Just saw this on another site. Looks interesting because you can use smaller burrs than the other texturing tool use. Might be nice for pens and small boxes etc.

https://www.highlandwoodworking.com/woodworking-tips-1103mar/minitexturingtool.html

Reactions: Like 4 | Way Cool 1


----------



## Patrude (Jan 18, 2020)

Now this is really interesting. I think I might give it a try. I do have Sorby texturing set but never thought to try it in a pen blank. Thanks for posting this up


----------



## ripjack13 (Jan 18, 2020)

I'll have to look at this on my pc in the morning. 
Interesting idea though....


----------



## Graybeard (Jan 19, 2020)

I actually have one made by a friend. Not this plan though. It won't spin well at all. They suggest using oil on them but seems to me that oil and dust don't mix well. Hate to use silicone around wood too. Any ideas?


----------



## T. Ben (Jan 19, 2020)

Graybeard said:


> I actually have one made by a friend. Not this plan though. It won't spin well at all. They suggest using oil on them but seems to me that oil and dust don't mix well. Hate to use silicone around wood too. Any ideas?


Graphite in a spray can?

Reactions: Agree 2


----------



## rdabpenman (Jan 20, 2020)

Interesting.

Les


----------



## Maverick (Jan 20, 2020)

Interesting. Thanks for sharing. Here is a link that has a video of one in use.

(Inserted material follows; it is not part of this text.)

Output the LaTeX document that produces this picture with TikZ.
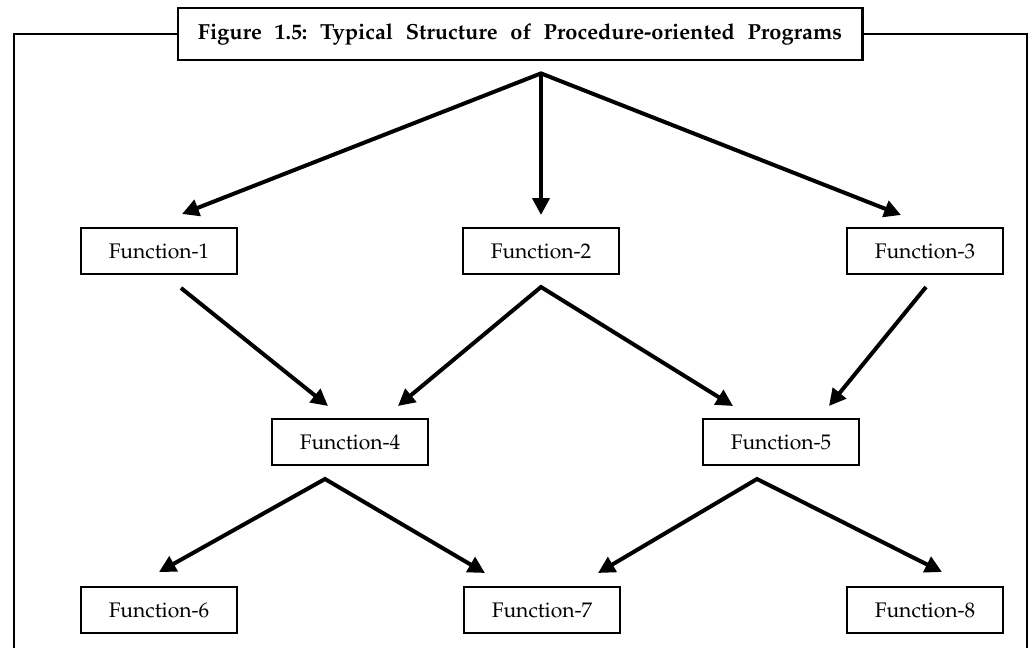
\documentclass[tikz,border=0pt]{standalone}
\usepackage[T1]{fontenc}
\usepackage{mathpazo}
\usetikzlibrary{arrows.meta, calc}

\begin{document}
\begin{tikzpicture}[x=0.025cm, y=-0.025cm,
    >={Triangle[length=0.42cm, width=0.42cm]},
    func/.style={draw, line width=0.05cm, minimum width=3.9cm, minimum height=1.15cm, inner sep=0pt, font=\fontsize{15}{18}\selectfont},
    heading/.style={draw, line width=0.07cm, minimum width=17.1cm, minimum height=1.3cm, inner sep=0pt, font=\fontsize{15.5}{18}\selectfont\bfseries\frenchspacing},
    arr/.style={line width=0.1cm, ->},
    frame/.style={line width=0.07cm}]
    \useasboundingbox (0,0) rectangle (1030,648);
    % Title and surrounding frame
    \node[heading] (title) at (520,34) {\makebox[16.1cm][s]{Figure 1.5: Typical Structure of Procedure-oriented Programs}};
    \draw[frame] (14,648) |- (title.west);
    \draw[frame] (title.east) -| (1027,648);
    % Functions
    \node[func] (f1) at (159,251) {Function-1};
    \node[func] (f2) at (541,251) {Function-2};
    \node[func] (f3) at (925,251) {Function-3};
    \node[func] (f4) at (350,442) {Function-4};
    \node[func] (f5) at (781,442) {Function-5};
    \node[func] (f6) at (159,610) {Function-6};
    \node[func] (f7) at (542,610) {Function-7};
    \node[func] (f8) at (925,610) {Function-8};
    % Arrows
    \coordinate (top) at ($(title.south)+(21,12)$);
    \draw[arr, <->] ($(f1.north)+(23,-13)$) -- (top) -- ($(f3.north)+(-24,-12)$);
    \draw[arr] (top) -- ($(f2.north)+(0,-12)$);
    \draw[arr] ($(f1.south)+(22,13)$) -- ($(f4.north)+(-22,-12)$);
    \draw[arr, <->] ($(f4.north)+(48,-12)$) -- ($(f2.south)+(0,12)$) -- ($(f5.north)+(-48,-12)$);
    \draw[arr] ($(f3.south)+(1,12)$) -- ($(f5.north)+(48,-12)$);
    \draw[arr, <->] ($(f6.north)+(0,-14)$) -- ($(f4.south)+(-25,13)$) -- ($(f7.north)+(-57,-13)$);
    \draw[arr, <->] ($(f7.north)+(56,-13)$) -- ($(f5.south)+(-24,13)$) -- ($(f8.north)+(17,-14)$);
\end{tikzpicture}
\end{document}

https://www.henrytaylortools.co.uk/decorating_elf.html


----------



## Graybeard (Jan 22, 2020)

I did order the kit from Highland Hardware. It came to a total of $40 including shipping. Here's a picture should you want to get the parts and make one yourself. Many of you could do it in a heartbeat. 



 

There are two rare earth magnets, the nylon washer is about one inch long, the top is a sleeve the components are glued into. I'll see if I can use some Florida wood from Lou to make a handle tomorrow after I get done plowing snow.

Reactions: Like 3


----------



## Graybeard (Jan 24, 2020)

Well, the plowing went longer than I thought and I had a pre-0p visit today, hopefully I can finish the tool this weekend. I'm using some apple from Lou. I'm afraid the apple didn't appreciate moving from humid Florida to winter dry Wisconsin. I was able to use super glue on a couple of cracks and so far, so good.


----------



## Graybeard (Jan 29, 2020)

ok, here's the completed tool using apple from Lou. Apologize for the pictures, lighting is bad in my shop for photos but I wanted to get this done.



 

The Florida apple wood didn't like the Wisconsin dry winter to well. Played with a Wagner texturing tool. Have to figure that one out too.

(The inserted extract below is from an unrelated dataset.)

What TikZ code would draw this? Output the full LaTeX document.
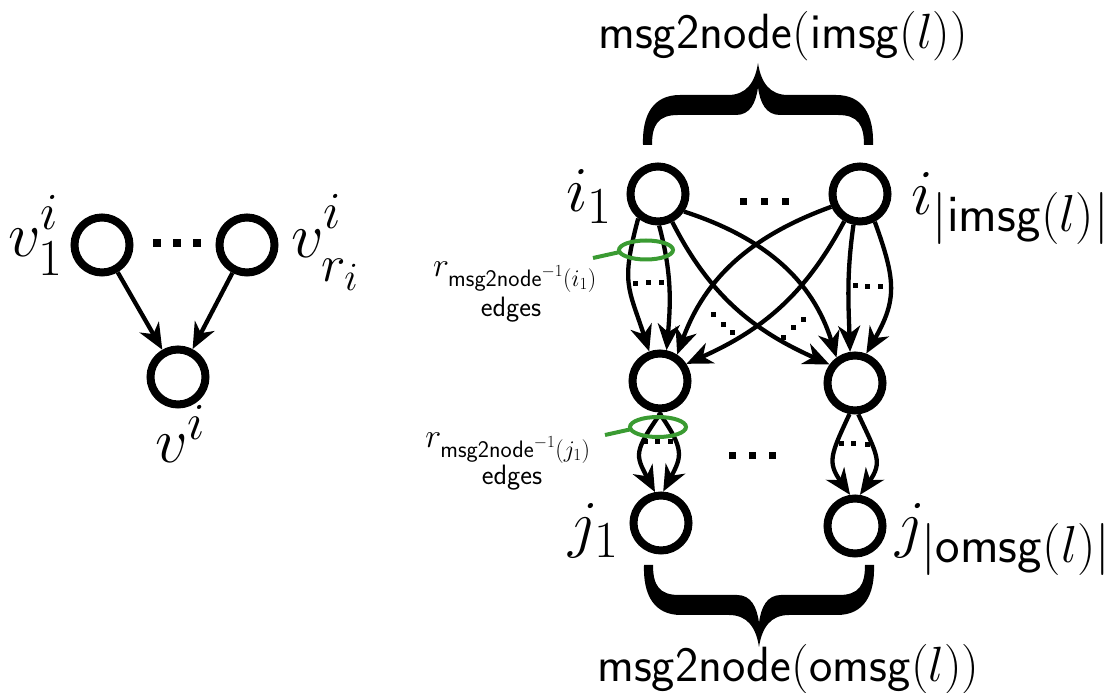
\RequirePackage{fix-cm}
\documentclass[tikz,border=0pt]{standalone}
\usetikzlibrary{arrows.meta}
\DeclareMathSizes{64}{64}{52}{40}
\definecolor{loopgreen}{RGB}{58,155,50}
\tikzset{
  vtx/.style={circle, draw, line width=8pt, minimum size=55pt, inner sep=0pt},
  arr/.style={draw, line width=4.3pt, -{Stealth[length=26pt,width=22pt,inset=8pt]}},
  biglab/.style={inner sep=0pt, font=\fontsize{64}{70}\selectfont},
  toplab/.style={inner sep=0pt, font=\fontsize{49.5}{54}\selectfont},
  rlab/.style={inner sep=0pt, font=\fontsize{34}{40}\selectfont},
  edgelab/.style={inner sep=0pt, font=\fontsize{28}{32}\selectfont\sffamily},
  greenloop/.style={draw=loopgreen, line width=4pt},
}
\newcommand\sqdot[3]{\fill (#1-#3/2,#2-#3/2) rectangle ++(#3,#3);}
\begin{document}
\begin{tikzpicture}[x=1pt,y=1pt]
\useasboundingbox (0,0) rectangle (1114,693);

% left graph
\node[vtx] (v1) at (102,448) {};
\node[vtx] (vr) at (247,448) {};
\node[vtx] (vv) at (178,316) {};
\node[biglab, anchor=base west] (lv1) at (8,436) {$v^{\raisebox{4pt}{$\scriptstyle i$}}_{\raisebox{-3pt}{$\scriptstyle 1$}}$};
\node[biglab, anchor=base west] (lvr) at (291,435) {$v^{\raisebox{6pt}{$\scriptstyle i$}}_{\raisebox{-8pt}{$\scriptstyle r_i$}}$};
\node[biglab, anchor=base west] (lvv) at (155,230) {$v^i$};
\draw[arr] (v1) -- (vv);
\draw[arr] (vr) -- (vv);
\sqdot{157}{450}{8}\sqdot{177}{450}{8}\sqdot{197}{450}{8}

% right graph
\node[vtx] (i1) at (658,499) {};
\node[vtx] (ik) at (860,499) {};
\node[vtx] (m1) at (660,312) {};
\node[vtx] (m2) at (855,310) {};
\node[vtx] (j1) at (661,170) {};
\node[vtx] (jk) at (855,167) {};

\node[biglab, anchor=base west] (li1) at (566,481) {$i_1$};
\node[biglab, anchor=base west] (lik) at (911,478) {$i_{|\mathsf{imsg}(l)|}$};
\node[biglab, anchor=base east] (lj1) at (619,147) {$j_1$};
\node[biglab, anchor=base west] (ljk) at (895,147) {$j_{|\mathsf{omsg}(l)|}$};

\draw[arr] (i1.231) to[out=-105,in=108,looseness=1.3] (m1.110);
\draw[arr] (i1.272) to[out=-75,in=85] (m1.78);
\draw[arr] (ik.258) to[out=-98,in=92] (m2.99);
\draw[arr] (ik.298) to[out=-70,in=60,looseness=1.2] (m2.69);
\draw[arr] (i1.-34) to[out=-18,in=107] (m2.126);
\draw[arr] (i1.-63) to[out=-63,in=156] (m2.144);
\draw[arr] (ik.204) to[out=200,in=70] (m1.57);
\draw[arr] (ik.240) to[out=242,in=24] (m1.33);
\draw[arr] (m1.-88) .. controls +(-125:48) and +(118:42) .. (j1.101);
\draw[arr] (m1.-92) .. controls +(-55:45) and +(62:40) .. (j1.86);
\draw[arr] (m2.-100) .. controls +(-115:45) and +(125:40) .. (jk.99);
\draw[arr] (m2.-84) .. controls +(-65:45) and +(55:40) .. (jk.81);

% small dots inside edge bundles
\sqdot{635}{409}{5}\sqdot{648}{410}{5}\sqdot{661}{410}{5}
\sqdot{855}{407}{5}\sqdot{867}{406}{5}\sqdot{880}{406}{5}
\sqdot{713}{378}{5}\sqdot{723}{368}{5}\sqdot{732}{360}{5}
\sqdot{783}{355}{5}\sqdot{793}{365}{5}\sqdot{803}{373}{5}
\sqdot{645}{251}{5}\sqdot{657}{251}{5}\sqdot{670}{251}{5}
\sqdot{841}{249}{5}\sqdot{853}{249}{5}\sqdot{867}{248}{5}

% big dots
\sqdot{743}{491}{7}\sqdot{764}{491}{7}\sqdot{785}{491}{7}
\sqdot{732}{237}{7}\sqdot{752}{237}{7}\sqdot{772}{237}{7}

% green loops
\draw[greenloop] (646,443) ellipse [x radius=27, y radius=9.5];
\coordinate (t1a) at (593,435);
\coordinate (t1b) at (620,441);
\draw[greenloop] (t1a) -- (t1b);
\draw[greenloop] (658,266) ellipse [x radius=28, y radius=10];
\coordinate (t2a) at (605,258);
\coordinate (t2b) at (632,264);
\draw[greenloop] (t2a) -- (t2b);

% edge labels
\node[rlab, anchor=base] (r1) at (515,416) {$r_{\mathsf{msg2node}^{-1}(i_1)}$};
\node[edgelab, anchor=base] (e1) at (511,376) {edges};
\node[rlab, anchor=base] (r2) at (508,245) {$r_{\mathsf{msg2node}^{-1}(j_1)}$};
\node[edgelab, anchor=base] (e2) at (512,208) {edges};

% braces
\begin{scope}[shift={(758,548)}]
\fill (-115,0) .. controls (-116,30) and (-105,50) .. (-78,50) -- (-30,50) .. controls (-12,50) and (-3,62) .. (0,82) .. controls (3,62) and (12,50) .. (30,50) -- (78,50) .. controls (105,50) and (116,30) .. (115,0) -- (106,0) .. controls (106,20) and (100,30) .. (80,30) -- (22,30) .. controls (8,30) and (2,42) .. (0,58) .. controls (-2,42) and (-8,30) .. (-22,30) -- (-80,30) .. controls (-100,30) and (-106,20) .. (-106,0) -- cycle;
\end{scope}
\begin{scope}[shift={(759,128)}, yscale=-1]
\fill (-115,0) .. controls (-116,30) and (-105,50) .. (-78,50) -- (-30,50) .. controls (-12,50) and (-3,62) .. (0,82) .. controls (3,62) and (12,50) .. (30,50) -- (78,50) .. controls (105,50) and (116,30) .. (115,0) -- (106,0) .. controls (106,20) and (100,30) .. (80,30) -- (22,30) .. controls (8,30) and (2,42) .. (0,58) .. controls (-2,42) and (-8,30) .. (-22,30) -- (-80,30) .. controls (-100,30) and (-106,20) .. (-106,0) -- cycle;
\end{scope}

\node[toplab, anchor=base west] (tl) at (598,644) {$\mathsf{msg2node}(\mathsf{imsg}(l))$};
\node[toplab, anchor=base west] (bl) at (597,11) {$\mathsf{msg2node}(\mathsf{omsg}(l))$};
\end{tikzpicture}
\end{document}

A pendant using the cutter show above. The center is with the Sorby texturing tool.



 

Craft supply blue dye with Chestnut white liming wax.

Reactions: Like 2 | Way Cool 1


----------



## Graybeard (Jan 29, 2020)

This is the Sorby texturing tool.



 

Pendant using the Sorby. The edge texture is with the spiral tool that I showed first.



 

Again with Craft Supply dye and Chestnut white liming wax.

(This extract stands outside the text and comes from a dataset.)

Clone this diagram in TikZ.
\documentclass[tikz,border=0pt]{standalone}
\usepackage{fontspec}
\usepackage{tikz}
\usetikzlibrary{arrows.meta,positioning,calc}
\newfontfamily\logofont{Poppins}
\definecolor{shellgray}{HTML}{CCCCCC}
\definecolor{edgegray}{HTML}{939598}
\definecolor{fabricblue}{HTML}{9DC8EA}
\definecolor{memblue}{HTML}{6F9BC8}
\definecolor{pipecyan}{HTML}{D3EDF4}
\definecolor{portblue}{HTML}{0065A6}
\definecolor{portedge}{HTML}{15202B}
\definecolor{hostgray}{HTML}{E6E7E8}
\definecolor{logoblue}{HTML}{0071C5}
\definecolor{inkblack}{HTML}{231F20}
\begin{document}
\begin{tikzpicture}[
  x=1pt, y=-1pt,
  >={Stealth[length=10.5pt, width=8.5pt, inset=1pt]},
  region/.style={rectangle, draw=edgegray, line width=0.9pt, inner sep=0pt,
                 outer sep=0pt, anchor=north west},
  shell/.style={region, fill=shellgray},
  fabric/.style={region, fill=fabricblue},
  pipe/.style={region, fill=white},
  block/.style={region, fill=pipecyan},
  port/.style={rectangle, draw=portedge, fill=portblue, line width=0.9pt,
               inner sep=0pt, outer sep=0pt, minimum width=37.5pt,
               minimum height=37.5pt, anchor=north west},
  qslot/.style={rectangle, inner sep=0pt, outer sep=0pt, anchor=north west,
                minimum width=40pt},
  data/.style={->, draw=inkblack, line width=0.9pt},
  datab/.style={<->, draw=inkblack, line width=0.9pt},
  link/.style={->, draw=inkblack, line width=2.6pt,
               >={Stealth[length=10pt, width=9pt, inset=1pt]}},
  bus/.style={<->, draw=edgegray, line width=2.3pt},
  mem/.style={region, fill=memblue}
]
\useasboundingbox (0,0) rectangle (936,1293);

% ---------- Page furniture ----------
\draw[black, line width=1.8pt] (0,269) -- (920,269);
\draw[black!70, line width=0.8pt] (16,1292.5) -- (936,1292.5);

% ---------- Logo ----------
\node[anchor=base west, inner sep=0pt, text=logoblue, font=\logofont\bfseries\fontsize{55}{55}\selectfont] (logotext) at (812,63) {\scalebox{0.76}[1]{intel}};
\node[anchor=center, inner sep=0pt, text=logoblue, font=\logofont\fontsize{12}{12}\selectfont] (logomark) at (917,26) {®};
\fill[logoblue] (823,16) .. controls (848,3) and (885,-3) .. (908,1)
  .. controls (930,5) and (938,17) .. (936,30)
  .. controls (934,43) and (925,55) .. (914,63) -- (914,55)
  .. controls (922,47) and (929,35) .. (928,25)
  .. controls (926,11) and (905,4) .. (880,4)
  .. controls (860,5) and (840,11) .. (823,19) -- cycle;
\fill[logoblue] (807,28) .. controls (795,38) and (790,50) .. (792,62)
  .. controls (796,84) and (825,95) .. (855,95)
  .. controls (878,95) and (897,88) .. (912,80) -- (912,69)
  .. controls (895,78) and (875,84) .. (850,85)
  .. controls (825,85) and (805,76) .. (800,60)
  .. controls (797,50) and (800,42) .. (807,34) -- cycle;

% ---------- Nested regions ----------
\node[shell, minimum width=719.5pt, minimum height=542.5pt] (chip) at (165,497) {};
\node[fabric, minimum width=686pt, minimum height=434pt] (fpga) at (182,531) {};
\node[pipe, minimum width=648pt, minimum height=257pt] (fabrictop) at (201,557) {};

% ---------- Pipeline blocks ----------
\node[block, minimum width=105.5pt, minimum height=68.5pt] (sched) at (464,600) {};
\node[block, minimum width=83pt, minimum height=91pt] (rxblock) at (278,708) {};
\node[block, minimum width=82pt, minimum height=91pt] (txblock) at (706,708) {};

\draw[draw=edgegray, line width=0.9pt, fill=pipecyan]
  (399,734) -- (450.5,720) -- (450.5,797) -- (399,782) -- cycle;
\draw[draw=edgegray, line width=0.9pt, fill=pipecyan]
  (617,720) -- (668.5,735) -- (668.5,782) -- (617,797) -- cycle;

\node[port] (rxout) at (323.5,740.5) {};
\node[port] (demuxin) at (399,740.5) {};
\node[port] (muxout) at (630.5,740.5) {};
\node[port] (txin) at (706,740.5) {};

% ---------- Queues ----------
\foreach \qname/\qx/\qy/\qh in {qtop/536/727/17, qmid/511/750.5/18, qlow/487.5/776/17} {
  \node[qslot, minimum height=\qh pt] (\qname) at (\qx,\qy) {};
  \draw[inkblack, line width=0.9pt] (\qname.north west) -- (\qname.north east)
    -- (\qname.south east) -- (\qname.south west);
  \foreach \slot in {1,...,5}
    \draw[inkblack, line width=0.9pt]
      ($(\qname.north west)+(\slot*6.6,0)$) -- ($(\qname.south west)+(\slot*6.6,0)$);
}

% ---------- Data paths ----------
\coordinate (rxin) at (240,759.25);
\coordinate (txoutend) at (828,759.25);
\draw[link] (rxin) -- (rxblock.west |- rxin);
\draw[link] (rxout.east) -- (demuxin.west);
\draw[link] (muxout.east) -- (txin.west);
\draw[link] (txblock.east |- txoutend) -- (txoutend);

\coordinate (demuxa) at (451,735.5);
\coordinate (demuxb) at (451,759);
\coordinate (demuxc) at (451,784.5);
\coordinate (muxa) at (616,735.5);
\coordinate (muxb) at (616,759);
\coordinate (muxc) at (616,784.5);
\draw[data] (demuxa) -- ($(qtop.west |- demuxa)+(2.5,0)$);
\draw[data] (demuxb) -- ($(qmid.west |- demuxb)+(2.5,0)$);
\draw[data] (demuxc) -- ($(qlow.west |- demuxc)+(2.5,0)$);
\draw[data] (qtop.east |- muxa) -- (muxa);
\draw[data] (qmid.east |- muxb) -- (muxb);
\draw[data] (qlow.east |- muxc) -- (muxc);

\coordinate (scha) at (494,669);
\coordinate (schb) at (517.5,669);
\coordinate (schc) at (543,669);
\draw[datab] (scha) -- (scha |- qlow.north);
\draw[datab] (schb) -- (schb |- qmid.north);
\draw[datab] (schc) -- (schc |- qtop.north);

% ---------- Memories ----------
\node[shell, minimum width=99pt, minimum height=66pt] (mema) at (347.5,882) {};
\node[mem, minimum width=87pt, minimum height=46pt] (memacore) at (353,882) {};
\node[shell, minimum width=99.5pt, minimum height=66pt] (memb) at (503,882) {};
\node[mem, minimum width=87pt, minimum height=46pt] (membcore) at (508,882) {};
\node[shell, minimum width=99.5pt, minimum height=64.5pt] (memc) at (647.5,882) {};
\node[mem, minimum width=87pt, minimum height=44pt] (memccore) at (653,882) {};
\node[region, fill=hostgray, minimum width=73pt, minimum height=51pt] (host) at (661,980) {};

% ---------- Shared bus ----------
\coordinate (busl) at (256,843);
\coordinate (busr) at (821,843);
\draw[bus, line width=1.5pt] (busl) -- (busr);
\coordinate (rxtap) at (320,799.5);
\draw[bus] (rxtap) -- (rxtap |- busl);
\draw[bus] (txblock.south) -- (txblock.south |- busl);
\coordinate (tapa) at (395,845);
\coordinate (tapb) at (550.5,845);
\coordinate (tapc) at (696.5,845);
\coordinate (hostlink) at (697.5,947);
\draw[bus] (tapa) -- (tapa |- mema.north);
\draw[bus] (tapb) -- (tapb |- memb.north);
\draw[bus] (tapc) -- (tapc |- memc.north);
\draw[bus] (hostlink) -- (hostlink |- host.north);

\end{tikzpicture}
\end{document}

So my conclusions: The courser the cutter, the better the impression. I tried some with the carbide burrs but they were just to fine. Also the home made one takes a 1/8 th inch shaft, the same as the Elf so there would be no need to have both. 

Hope this is helpful. I'm looking forward to doing a little more playing.

Reactions: Like 2


----------



## Maverick (Jan 29, 2020)

Thanks for doing this review David. Knowing what you know now, do you think it is worthwhile to have?


----------



## Graybeard (Jan 29, 2020)

Only one and the kit I got is cheapest. The Elf tool is more expensive https://www.woodturnerscatalog.com/p/49/4555/henry-taylor-Decorating-Elf-4-Piece-Set However you have to make a handle for the kit. Of course if you look at the parts list and source stuff you can make it cheaper than the $40 for the kit no doubt. I do pendants which my wife works on adding findings and beads or whatever she wants. 


 
It works great for that but I'm not sure how I'd use it for pens. Bottle stoppers and larger handles for ice cream scoops might be interesting. Time will tell. If anyone uses one please share what you did and your thoughts.

Reactions: Like 1 | Thank You! 1 | Way Cool 1


----------